If we truly understood the reality of what Jesus is offering us, we’d be fools to say no. What He is offering us, is nothing less than Himself and a share in the life of the Trinity itself. We will be perfect like the angels, being Gods’ children, and so we will never die. No amount of earthly wealth, presige, or power could ever match that, and that is what Jesus is communicating to both the Saducee and to us.

For the Sadducees’ God, and our God, is not a dead God, nor is He a God who looks down on us for a few decades only to forget us when we die. Our God, is the God of Abraham, the God of Isaac and the God of Jacob. He is very much alive and He wants us to be truly alive as well. If we live in Him, He will live in us, and we will be the “same as the angels”, and truly “children of God”.

Some Sadducees — those who argue that there is no resurrection — approached him and they put this question to him, ‘Master, Moses prescribed for us, if a man’s married brother dies childless, the man must marry the widow to raise up children for his brother.
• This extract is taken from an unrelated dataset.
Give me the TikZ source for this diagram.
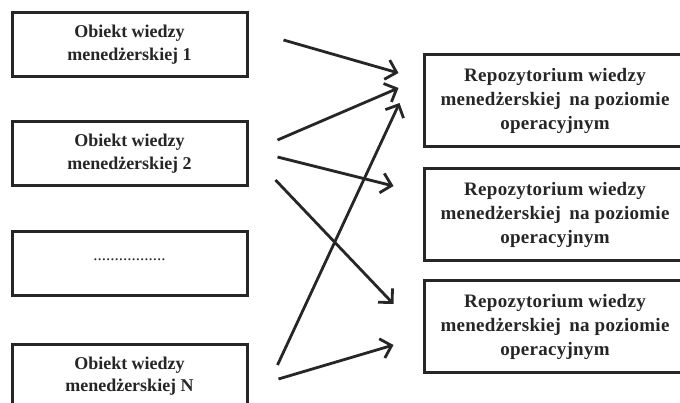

Well then, there were seven brothers; the first, having married a wife, died childless. The second and then the third married the widow. And the same with all seven, they died leaving no children. Finally the woman herself died. Now, at the resurrection, whose wife will she be, since she had been married to all seven?’ Jesus replied, ‘The children of this world take wives and husbands, but those who are judged worthy of a place in the other world and in the resurrection from the dead do not marry because they can no longer die, for they are the same as the angels, and being children of the resurrection they are children of God. And Moses himself implies that the dead rise again, in the passage about the bush where he calls the Lord the God of Abraham, the God of Isaac and the God of Jacob. Now he is God, not of the dead, but of the living; for to him everyone is alive.